On Sunday 29 January at approximately 5.30pm Ms W’s mother returned to her home having been away for the Saturday night, as arranged with Ms W, with the understanding that Ms W would be staying at Mr M’s residence on that night.  She discovered Ms W in bed, blue in colour and noticed she was unresponsive and unconscious.  Ms W’s mother, who is a Registered Nurse and a diabetic herself, suspected a diabetic coma therefore checked Ms W’s blood sugar levels and found the reading to be unrecordable.  An ambulance was called and after significant difficulties in having to clear the airway of vomit, the paramedics managed to successfully ventilate Ms W and also administer glucose by an intravenous cannula.  Upon admission to Royal Hobart Hospital she was moved to the Intensive Care Unit, however there was a marked deterioration in her neurological signs on 31 January 2012.  Urgent CT brain scans were conducted which disclosed extensive global cerebral oedema and ischemia which gave a poor neurological prognosis.  Over the next 24 hours Ms W progressed to brain death and brain death tests performed on 1 February 2012 confirmed that Ms W was deceased. 

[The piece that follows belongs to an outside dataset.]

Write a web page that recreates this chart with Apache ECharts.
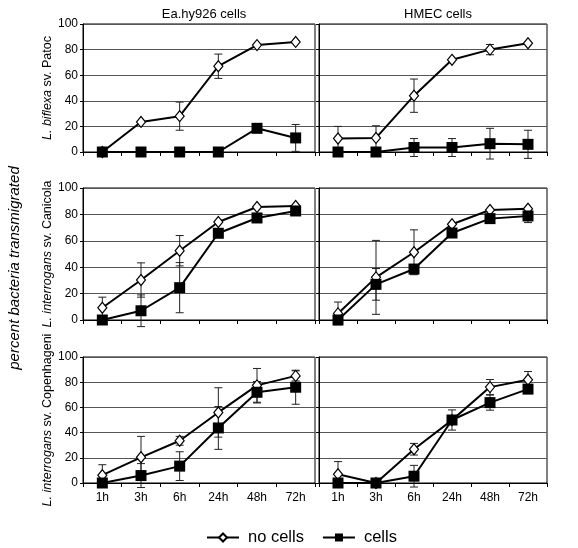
<!DOCTYPE html>
<html>
<head>
<meta charset="utf-8">
<script src="https://cdn.jsdelivr.net/npm/echarts@6/dist/echarts.min.js"></script>
<style>html,body{margin:0;padding:0;background:#fff}#c{width:578px;height:548px}</style>
</head>
<body>
<div id="c"></div>
<script>
const categories = ['1h', '3h', '6h', '24h', '48h', '72h'];
const yTicks = [0, 20, 40, 60, 80, 100];
const colTitles = ['Ea.hy926 cells', 'HMEC cells'];
const rowLabels = ['{i|L. biflexa} sv. Patoc', '{i|L. interrogans} sv. Canicola', '{i|L. interrogans} sv. Copenhageni'];
const yTitle = 'percent bacteria transmigrated';
const seriesNames = ['no cells', 'cells'];

// Row 1: L. biflexa sv. Patoc
const eaPatocNo = [0, 23.5, 28, 67, 83.5, 86];
const eaPatocNoErr = [0, 0, 11, 9.5, 0, 0];
const eaPatocCells = [0, 0, 0, 0, 18.5, 11];
const eaPatocCellsErr = [0, 0, 0, 0, 0, 10.5];
const hmecPatocNo = [10.5, 11, 44, 72, 80, 85];
const hmecPatocNoErr = [9.5, 9.5, 13, 0, 4, 0];
const hmecPatocCells = [0, 0, 3.5, 3.5, 6.5, 6];
const hmecPatocCellsErr = [0, 0, 7, 7, 12, 11];
// Row 2: L. interrogans sv. Canicola
const eaCanicolaNo = [9.3, 30.3, 52.5, 74.2, 85.6, 86.4];
const eaCanicolaNoErr = [8, 13, 11.5, 0, 0, 0];
const eaCanicolaCells = [0, 7, 24.5, 65.7, 77.3, 82.6];
const eaCanicolaCellsErr = [0, 12, 19, 0, 0, 0];
const hmecCanicolaNo = [5, 32.3, 51.3, 72.5, 83.3, 84.3];
const hmecCanicolaNoErr = [8.6, 28, 17, 0, 0, 0];
const hmecCanicolaCells = [0, 27, 38.6, 65.9, 76.8, 78.8];
const hmecCanicolaCellsErr = [0, 12, 3, 0, 0, 5];
// Row 3: L. interrogans sv. Copenhageni
const eaCopenNo = [6.2, 20.4, 33.5, 56, 77.5, 85];
const eaCopenNoErr = [8.3, 16.6, 3.5, 19.6, 13.4, 4];
const eaCopenCells = [0, 5.9, 13.4, 43.7, 72, 76];
const eaCopenCellsErr = [0, 9.5, 11.4, 17, 8.5, 13.5];
const hmecCopenNo = [7, 0, 26.8, 49.9, 76.1, 82];
const hmecCopenNoErr = [10, 0, 4.6, 0, 6, 6.5];
const hmecCopenCells = [0, 0, 5.4, 50, 63.8, 74.5];
const hmecCopenCellsErr = [0, 0, 8.6, 8, 6, 3];

const panels = [
  [eaPatocNo, eaPatocNoErr, eaPatocCells, eaPatocCellsErr],
  [hmecPatocNo, hmecPatocNoErr, hmecPatocCells, hmecPatocCellsErr],
  [eaCanicolaNo, eaCanicolaNoErr, eaCanicolaCells, eaCanicolaCellsErr],
  [hmecCanicolaNo, hmecCanicolaNoErr, hmecCanicolaCells, hmecCanicolaCellsErr],
  [eaCopenNo, eaCopenNoErr, eaCopenCells, eaCopenCellsErr],
  [hmecCopenNo, hmecCopenNoErr, hmecCopenCells, hmecCopenCellsErr]
];

const FONT = 'Liberation Sans, Arial, sans-serif';
const colLeft = [83, 319];
const colWidth = [232, 228];
const rowTop = [24, 188, 357];
const rowHeight = [128, 132, 126];

function errData(vals, errs) {
  const out = [];
  vals.forEach((v, i) => { if (errs[i] > 0) out.push([i, v - errs[i], v + errs[i]]); });
  return out;
}
function renderErr(params, api) {
  const x = api.value(0);
  const lo = api.coord([x, api.value(1)]);
  const hi = api.coord([x, api.value(2)]);
  const w = 4;
  const st = { stroke: '#222', lineWidth: 1 };
  return { type: 'group', children: [
    { type: 'line', shape: { x1: hi[0], y1: hi[1], x2: lo[0], y2: lo[1] }, style: st },
    { type: 'line', shape: { x1: hi[0] - w, y1: hi[1], x2: hi[0] + w, y2: hi[1] }, style: st },
    { type: 'line', shape: { x1: lo[0] - w, y1: lo[1], x2: lo[0] + w, y2: lo[1] }, style: st }
  ]};
}

const grids = [], xAxes = [], yAxes = [], series = [];
for (let r = 0; r < 3; r++) {
  for (let c = 0; c < 2; c++) {
    const k = r * 2 + c;
    grids.push({ left: colLeft[c], top: rowTop[r], width: colWidth[c], height: rowHeight[r],
      show: true, borderColor: '#000', borderWidth: 1, containLabel: false });
    xAxes.push({ type: 'category', gridIndex: k, data: categories, boundaryGap: true,
      axisLine: { lineStyle: { color: '#000', width: 1 } },
      axisTick: { show: true, length: 4, interval: 0, lineStyle: { color: '#000' } },
      axisLabel: { show: r === 2, color: '#000', fontSize: 12, fontFamily: FONT, margin: 9 },
      splitLine: { show: false } });
    yAxes.push({ type: 'value', gridIndex: k, min: yTicks[0], max: yTicks[yTicks.length - 1], interval: 20,
      axisLine: { show: true, lineStyle: { color: '#000', width: 1 } },
      axisTick: { show: true, length: 3, lineStyle: { color: '#000' } },
      axisLabel: { show: c === 0, color: '#000', fontSize: 12, fontFamily: FONT, margin: 5 },
      splitLine: { show: true, lineStyle: { color: '#555', width: 1 } },
      name: c === 0 ? rowLabels[r] : '', nameLocation: 'middle', nameRotate: 90, nameGap: 22,
      nameTextStyle: { color: '#000', fontSize: 12.5, fontFamily: FONT,
        rich: { i: { fontStyle: 'italic', fontSize: 12.5, fontFamily: FONT, color: '#000' } } } });
    const [no, noErr, cells, cellsErr] = panels[k];
    series.push({ type: 'custom', xAxisIndex: k, yAxisIndex: k, renderItem: renderErr,
      data: errData(no, noErr), z: 1, silent: true });
    series.push({ type: 'custom', xAxisIndex: k, yAxisIndex: k, renderItem: renderErr,
      data: errData(cells, cellsErr), z: 1, silent: true });
    series.push({ type: 'line', name: seriesNames[0], xAxisIndex: k, yAxisIndex: k, data: no,
      symbol: 'diamond', symbolSize: [9, 11], showAllSymbol: true,
      lineStyle: { color: '#000', width: 2 },
      itemStyle: { color: '#fff', borderColor: '#000', borderWidth: 1.2 }, z: 3, animation: false });
    series.push({ type: 'line', name: seriesNames[1], xAxisIndex: k, yAxisIndex: k, data: cells,
      symbol: 'rect', symbolSize: 11, showAllSymbol: true,
      lineStyle: { color: '#000', width: 2 },
      itemStyle: { color: '#000', borderColor: '#000', borderWidth: 0 }, z: 4, animation: false });
  }
}

const chart = echarts.init(document.getElementById('c'), null, { renderer: 'canvas' });
chart.setOption({
  animation: false,
  backgroundColor: '#fff',
  title: [
    { text: colTitles[0], left: colLeft[0] + colWidth[0] / 2, top: 3, textAlign: 'center',
      textStyle: { fontSize: 13, fontWeight: 'normal', color: '#000', fontFamily: FONT } },
    { text: colTitles[1], left: colLeft[1] + colWidth[1] / 2, top: 3, textAlign: 'center',
      textStyle: { fontSize: 13, fontWeight: 'normal', color: '#000', fontFamily: FONT } }
  ],
  legend: {
    data: seriesNames, top: 524, left: 201, itemGap: 18, itemWidth: 32, itemHeight: 10,
    textStyle: { fontSize: 16.5, color: '#000', fontFamily: FONT, padding: [0, 0, 0, 4] }
  },
  graphic: [{
    type: 'text', x: 15, y: 268, rotation: Math.PI / 2,
    style: { text: yTitle, font: 'italic 15px ' + FONT, fill: '#000', textAlign: 'center', textVerticalAlign: 'middle' }
  }],
  grid: grids, xAxis: xAxes, yAxis: yAxes, series: series
});
</script>
</body>
</html>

Notwithstanding the tragedy of this situation and the grief this incident would have caused her parents, I publicly recognise their wonderful gesture in ensuring that multiple body organs from their daughter were made available for others. 


This is tragic case of a loved and supported child being unable to be protected from acts of self-harm and other negative conduct that occurred as a result of poor mental health.  I do not conclude that this was necessarily a case of suicide, being a deliberate act intended to cause death, but rather it is just as likely to have been a reckless act initiated for any number of reasons (perhaps distress for once again letting herself down by her conduct) or even another “cry for help”. 

It is a sad reality that appropriate mental health treatment is itself dependent upon medication compliance and voluntary submission to other recommended forms of treatment.  This appears to have been an issue in relation to Ms W.  However Ms W’s mother comments that;

 “…I feel that the mental health system for young people 15-25 years of age is inadequate and hard to access.”

I am unaware of the basis for such comment but I encourage the appropriate authorities to contact Mrs W and address what the circumstances were that led her to form this opinion. 

Before I conclude I wish to convey my sincere condolences to the family of Ms W.

Dated:  12 October 2012 at Hobart in the State of Tasmania.